What’s interesting is that we are seeing some people from the previous generations using words like lazy, entitled, and slackers about the newer generations who have decided to draw the line and set boundaries. Could it have been the inability to step outside of what the Greatest Generation taught the Silent Generation that formed the Baby Boomers’ mindset, which trickled down into the Gen X’s about giving 110 percent of yourself to your job?

Too often, we are products of the generation who came before us. “Do as I do, not as I say.” For decades we have given into the “give-it-your-all” mindset. What if it isn’t about being lazy or entitled, but seeing something the generations before haven’t seen?

Boundaries are good. Striking a work/life balance is healthy for our mental state of mind.
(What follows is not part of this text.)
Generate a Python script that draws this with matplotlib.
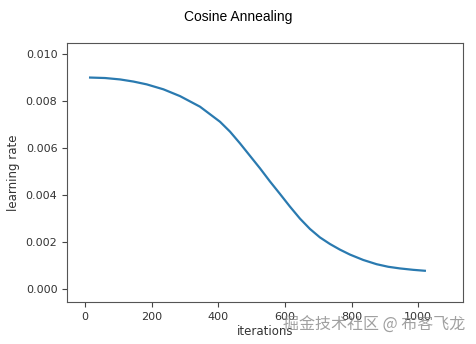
import matplotlib.pyplot as plt

# 读出的曲线数据点
iters = [15, 60, 105, 145, 185, 235, 285, 345, 405, 435, 465, 495, 525, 555,
         585, 615, 645, 675, 705, 735, 765, 795, 835, 875, 910, 945, 985, 1020]
lr = [0.00900, 0.00898, 0.00892, 0.00883, 0.00871, 0.00850, 0.00821, 0.00776,
      0.00712, 0.00670, 0.00620, 0.00567, 0.00514, 0.00458, 0.00405, 0.00351,
      0.00300, 0.00256, 0.00220, 0.00192, 0.00168, 0.00147, 0.00124, 0.00106,
      0.00095, 0.00088, 0.00082, 0.00078]

plt.rcParams['font.family'] = ['DejaVu Sans']

fig = plt.figure(figsize=(4.76, 3.44), dpi=100)
ax = fig.add_axes([0.141, 0.122, 0.832, 0.753])

ax.plot(iters, lr, color='#2a7ab0', lw=1.6)

ax.set_xlim(-54, 1135)
ax.set_ylim(-0.00055, 0.01047)
ax.set_xticks([0, 200, 400, 600, 800, 1000])
ax.set_yticks([0.000, 0.002, 0.004, 0.006, 0.008, 0.010])
ax.yaxis.set_major_formatter(plt.FormatStrFormatter('%.3f'))
ax.tick_params(labelsize=8, colors='#444444', labelcolor='#333333')
for s in ax.spines.values():
    s.set_color('#555555')

ax.set_xlabel('iterations', fontsize=8.5, color='#333333', labelpad=2)
ax.set_ylabel('learning rate', fontsize=8.5, color='#333333')

fig.suptitle('Cosine Annealing', fontsize=10, family='Liberation Sans', y=0.97)

# 水印
fig.text(0.977, 0.055, '掘金技术社区 @ 布客飞龙', ha='right', va='center',
         fontsize=11.5, color='#888888', alpha=0.8,
         family=['Noto Sans CJK SC', 'DejaVu Sans'])

fig.savefig('out.png', dpi=100)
What if, before we scowl and point fingers at this re-emerging mindset, we reflect on what drove us to this crossroads to begin with? Could it be that these 20-somethings are forging a path that the previous generations weren’t willing to make?

Let’s start a dialogue. If we can’t figure out how to save the world from quietly quitting, maybe we can learn how to create a ripple that establishes a work/life balance.